* [Exercise prompt]: Repeat every line of the listing below exactly, minus the pictures.

* [Given data]:
※ ※ ※

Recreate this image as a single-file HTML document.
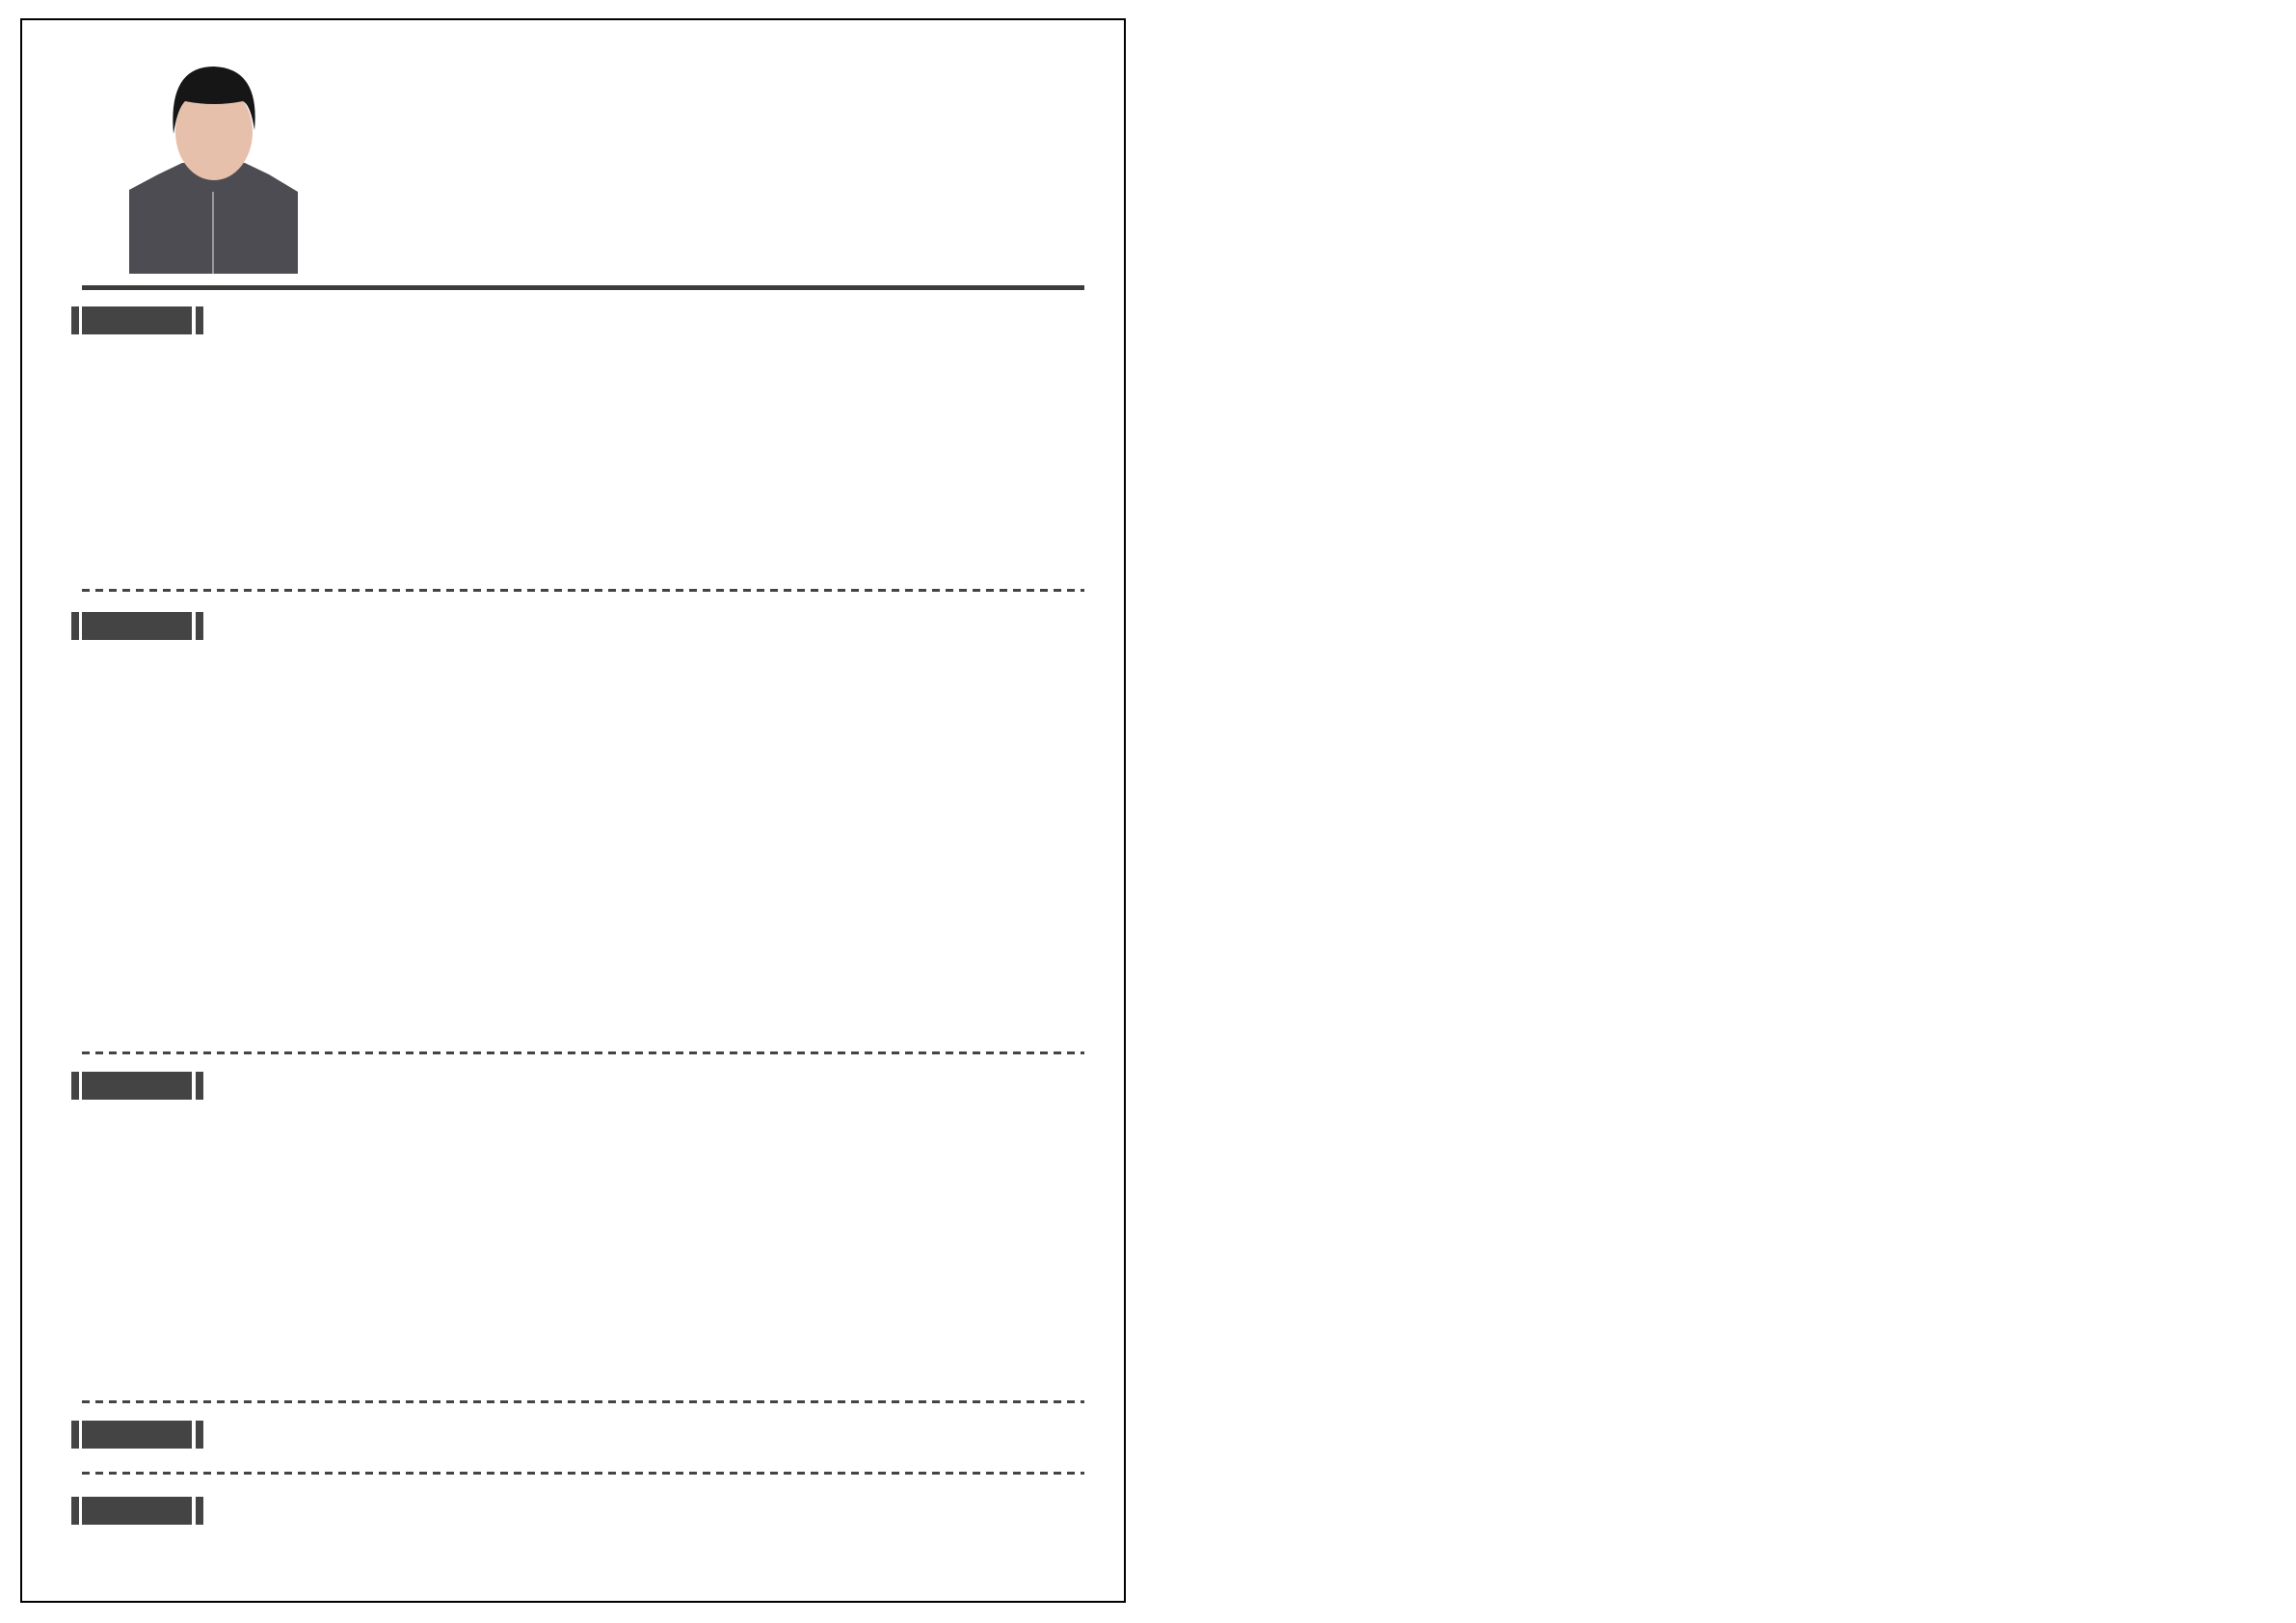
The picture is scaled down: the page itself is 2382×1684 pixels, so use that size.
<!DOCTYPE html>
<html><head><meta charset="utf-8"><style>
html,body{margin:0;padding:0;background:#fff;width:2382px;height:1684px;overflow:hidden;position:relative;font-family:"Liberation Sans",sans-serif}
.a{position:absolute}
.frame{left:21px;top:19px;width:1143px;height:1640px;border:2px solid #000}
.dash{left:85px;width:1040px;height:3px;background:repeating-linear-gradient(90deg,#444 0 8px,transparent 8px 14px)}
.lab{left:74px;width:137px;height:29px}
.lab i{position:absolute;top:0;height:100%;background:#444}
</style></head><body>
<div class="a frame"></div>
<div class="a" style="left:134px;top:69px;width:175px;height:215px;overflow:hidden;background:#fff">
<svg width="175" height="215" viewBox="0 0 175 215">
<path d="M0 128 L30 112 L55 100 L120 100 L145 112 L175 130 L175 215 L0 215Z" fill="#4d4c52"/>
<ellipse cx="88" cy="68" rx="40" ry="50" fill="#e6c0ab"/>
<path d="M46 70 Q40 0 88 0 Q136 2 130 66 Q126 40 118 36 Q88 42 58 36 Q50 44 46 70Z" fill="#161616"/>
<rect x="86" y="130" width="2" height="85" fill="#999"/>
</svg></div>
<div class="a" style="left:85px;top:296px;width:1040px;height:5px;background:#3c3c3c"></div>
<div class="a lab" style="top:318px"><i style="left:0;width:8px"></i><i style="left:11px;width:114px"></i><i style="left:129px;width:8px"></i></div>
<div class="a dash" style="top:611px"></div>
<div class="a lab" style="top:635px"><i style="left:0;width:8px"></i><i style="left:11px;width:114px"></i><i style="left:129px;width:8px"></i></div>
<div class="a dash" style="top:1091px"></div>
<div class="a lab" style="top:1112px"><i style="left:0;width:8px"></i><i style="left:11px;width:114px"></i><i style="left:129px;width:8px"></i></div>
<div class="a dash" style="top:1453px"></div>
<div class="a lab" style="top:1474px"><i style="left:0;width:8px"></i><i style="left:11px;width:114px"></i><i style="left:129px;width:8px"></i></div>
<div class="a dash" style="top:1527px"></div>
<div class="a lab" style="top:1553px"><i style="left:0;width:8px"></i><i style="left:11px;width:114px"></i><i style="left:129px;width:8px"></i></div>
</body></html>
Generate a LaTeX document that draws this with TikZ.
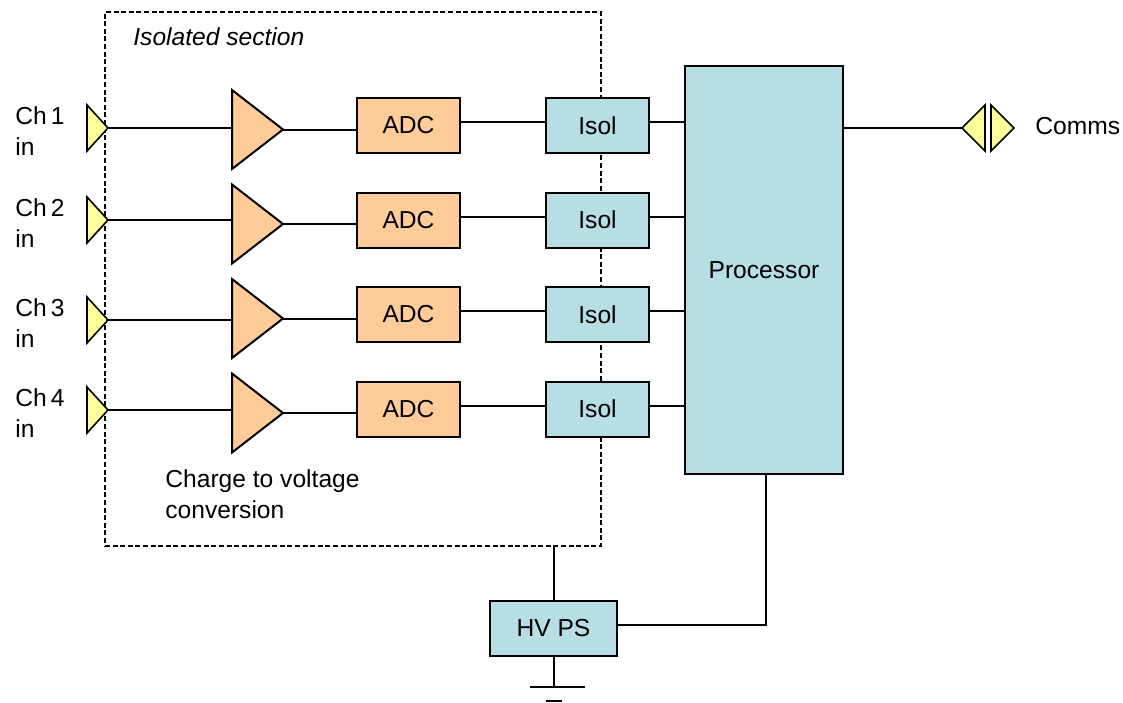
\documentclass[tikz,border=0pt]{standalone}
\usepackage{fontspec}
\setmainfont{Liberation Sans}
\definecolor{ora}{HTML}{FFCC99}
\definecolor{blu}{HTML}{B7DEE2}
\definecolor{yel}{HTML}{FFFF99}
\begin{document}
\begin{tikzpicture}[x=0.5pt,y=-0.5pt,
  wire/.style={line width=1pt},
  txt/.style={font=\fontsize{12.3}{15.5}\selectfont},
  blk/.style={draw, line width=1pt, minimum width=51.5pt, minimum height=27.5pt, inner sep=0pt, txt},
  adcbox/.style={blk, fill=ora},
  isobox/.style={blk, fill=blu},
  lbl/.style={txt, inner sep=0pt, align=left},
  conn/.style={draw, fill=yel, line width=0.8pt, line join=miter},
  amptri/.style={draw, fill=ora, line width=1pt, line join=miter},
  isoarea/.style={draw, dash pattern=on 2.5pt off 1.3pt, line width=0.75pt, inner sep=0pt},
]
\useasboundingbox (0,0) rectangle (1123,702);
% isolated section
\node[isoarea, minimum width=248pt, minimum height=267pt] (iso) at (353,279) {};
\node[lbl, anchor=base west, font=\fontsize{12.3}{15.5}\selectfont\itshape] (isot) at (133,45.7) {Isolated section};
% processor
\node[blk, fill=blu, minimum width=79pt, minimum height=204pt] (proc) at (764,270) {Processor};
% channels
\foreach \i/\yin/\yr in {1/128/0, 2/220/94.5, 3/320/189, 4/410/283.5}{
  \coordinate (in\i) at (108,\yin);
  \coordinate (ampin\i) at (232,\yin);
  \coordinate (amp\i) at (283,129.5+\yr);
  \node[adcbox] (adc\i) at (408.5,125.5+\yr) {ADC};
  \node[isobox] (isol\i) at (597.5,125.5+\yr) {Isol};
  \draw[wire] (in\i) -- (ampin\i);
  \draw[amptri] (232,90+\yr) -- (amp\i) -- (232,169+\yr) -- cycle;
  \draw[wire] (amp\i) -- (amp\i -| adc\i.west);
  \draw[wire] ([yshift=1.75pt]adc\i.east) -- ([yshift=1.75pt]isol\i.west);
  \draw[wire] ([yshift=1.75pt]isol\i.east) -- ([yshift=1.75pt]isol\i.east -| proc.west);
  \draw[conn] (87,\yin-23) -- (in\i) -- (87,\yin+23) -- cycle;
  \node[lbl, anchor=base west] (lab\i) at (15,\yin+27) {Ch\,\i\\in};
}
\node[lbl, anchor=base west] (cvt) at (165,518.3) {Charge to voltage\\conversion};
% comms
\coordinate (cm) at (962,128);
\draw[wire] (proc.east |- cm) -- (cm);
\draw[conn] (cm) -- (985,105) -- (985,151) -- cycle;
\draw[conn] (991,105) -- (1014,128) -- (991,151) -- cycle;
\node[lbl, anchor=west] (comms) at (1035,126) {Comms};
% HV PS
\node[blk, fill=blu, minimum width=63.5pt] (hv) at (553.5,628.5) {HV PS};
\draw[wire] (hv.north) -- (hv.north |- iso.south);
\draw[wire] ([yshift=2pt]hv.east) -| ([xshift=1pt]proc.south);
\coordinate (gnd) at (553.5,687);
\draw[wire] (hv.south) -- (gnd);
\draw[wire] (530,687) -- (585,687);
\draw[wire] (546,701) -- (562,701);
\end{tikzpicture}
\end{document}
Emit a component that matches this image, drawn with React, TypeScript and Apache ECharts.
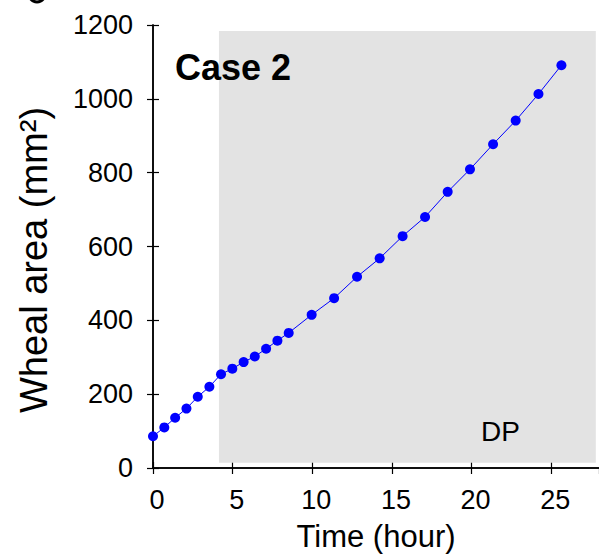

※ ※ ※

* [Written response]:
Recreate this image as a single-file HTML document.
The picture is scaled down: the page itself is 2382×1684 pixels, so use that size.
<!DOCTYPE html>
<html><head><meta charset="utf-8"><style>
html,body{margin:0;padding:0;background:#fff;width:2382px;height:1684px;overflow:hidden;position:relative;font-family:"Liberation Sans",sans-serif}
.a{position:absolute}
.frame{left:21px;top:19px;width:1143px;height:1640px;border:2px solid #000}
.dash{left:85px;width:1040px;height:3px;background:repeating-linear-gradient(90deg,#444 0 8px,transparent 8px 14px)}
.lab{left:74px;width:137px;height:29px}
.lab i{position:absolute;top:0;height:100%;background:#444}
</style></head><body>
<div class="a frame"></div>
<div class="a" style="left:134px;top:69px;width:175px;height:215px;overflow:hidden;background:#fff">
<svg width="175" height="215" viewBox="0 0 175 215">
<path d="M0 128 L30 112 L55 100 L120 100 L145 112 L175 130 L175 215 L0 215Z" fill="#4d4c52"/>
<ellipse cx="88" cy="68" rx="40" ry="50" fill="#e6c0ab"/>
<path d="M46 70 Q40 0 88 0 Q136 2 130 66 Q126 40 118 36 Q88 42 58 36 Q50 44 46 70Z" fill="#161616"/>
<rect x="86" y="130" width="2" height="85" fill="#999"/>
</svg></div>
<div class="a" style="left:85px;top:296px;width:1040px;height:5px;background:#3c3c3c"></div>
<div class="a lab" style="top:318px"><i style="left:0;width:8px"></i><i style="left:11px;width:114px"></i><i style="left:129px;width:8px"></i></div>
<div class="a dash" style="top:611px"></div>
<div class="a lab" style="top:635px"><i style="left:0;width:8px"></i><i style="left:11px;width:114px"></i><i style="left:129px;width:8px"></i></div>
<div class="a dash" style="top:1091px"></div>
<div class="a lab" style="top:1112px"><i style="left:0;width:8px"></i><i style="left:11px;width:114px"></i><i style="left:129px;width:8px"></i></div>
<div class="a dash" style="top:1453px"></div>
<div class="a lab" style="top:1474px"><i style="left:0;width:8px"></i><i style="left:11px;width:114px"></i><i style="left:129px;width:8px"></i></div>
<div class="a dash" style="top:1527px"></div>
<div class="a lab" style="top:1553px"><i style="left:0;width:8px"></i><i style="left:11px;width:114px"></i><i style="left:129px;width:8px"></i></div>
</body></html>
Generate a LaTeX document that draws this with TikZ.
\documentclass[tikz,border=0pt]{standalone}
\usepackage{fontspec}
\setmainfont{Liberation Sans}
\definecolor{ora}{HTML}{FFCC99}
\definecolor{blu}{HTML}{B7DEE2}
\definecolor{yel}{HTML}{FFFF99}
\begin{document}
\begin{tikzpicture}[x=0.5pt,y=-0.5pt,
  wire/.style={line width=1pt},
  txt/.style={font=\fontsize{12.3}{15.5}\selectfont},
  blk/.style={draw, line width=1pt, minimum width=51.5pt, minimum height=27.5pt, inner sep=0pt, txt},
  adcbox/.style={blk, fill=ora},
  isobox/.style={blk, fill=blu},
  lbl/.style={txt, inner sep=0pt, align=left},
  conn/.style={draw, fill=yel, line width=0.8pt, line join=miter},
  amptri/.style={draw, fill=ora, line width=1pt, line join=miter},
  isoarea/.style={draw, dash pattern=on 2.5pt off 1.3pt, line width=0.75pt, inner sep=0pt},
]
\useasboundingbox (0,0) rectangle (1123,702);
% isolated section
\node[isoarea, minimum width=248pt, minimum height=267pt] (iso) at (353,279) {};
\node[lbl, anchor=base west, font=\fontsize{12.3}{15.5}\selectfont\itshape] (isot) at (133,45.7) {Isolated section};
% processor
\node[blk, fill=blu, minimum width=79pt, minimum height=204pt] (proc) at (764,270) {Processor};
% channels
\foreach \i/\yin/\yr in {1/128/0, 2/220/94.5, 3/320/189, 4/410/283.5}{
  \coordinate (in\i) at (108,\yin);
  \coordinate (ampin\i) at (232,\yin);
  \coordinate (amp\i) at (283,129.5+\yr);
  \node[adcbox] (adc\i) at (408.5,125.5+\yr) {ADC};
  \node[isobox] (isol\i) at (597.5,125.5+\yr) {Isol};
  \draw[wire] (in\i) -- (ampin\i);
  \draw[amptri] (232,90+\yr) -- (amp\i) -- (232,169+\yr) -- cycle;
  \draw[wire] (amp\i) -- (amp\i -| adc\i.west);
  \draw[wire] ([yshift=1.75pt]adc\i.east) -- ([yshift=1.75pt]isol\i.west);
  \draw[wire] ([yshift=1.75pt]isol\i.east) -- ([yshift=1.75pt]isol\i.east -| proc.west);
  \draw[conn] (87,\yin-23) -- (in\i) -- (87,\yin+23) -- cycle;
  \node[lbl, anchor=base west] (lab\i) at (15,\yin+27) {Ch\,\i\\in};
}
\node[lbl, anchor=base west] (cvt) at (165,518.3) {Charge to voltage\\conversion};
% comms
\coordinate (cm) at (962,128);
\draw[wire] (proc.east |- cm) -- (cm);
\draw[conn] (cm) -- (985,105) -- (985,151) -- cycle;
\draw[conn] (991,105) -- (1014,128) -- (991,151) -- cycle;
\node[lbl, anchor=west] (comms) at (1035,126) {Comms};
% HV PS
\node[blk, fill=blu, minimum width=63.5pt] (hv) at (553.5,628.5) {HV PS};
\draw[wire] (hv.north) -- (hv.north |- iso.south);
\draw[wire] ([yshift=2pt]hv.east) -| ([xshift=1pt]proc.south);
\coordinate (gnd) at (553.5,687);
\draw[wire] (hv.south) -- (gnd);
\draw[wire] (530,687) -- (585,687);
\draw[wire] (546,701) -- (562,701);
\end{tikzpicture}
\end{document}
Emit a component that matches this image, drawn with React, TypeScript and Apache ECharts.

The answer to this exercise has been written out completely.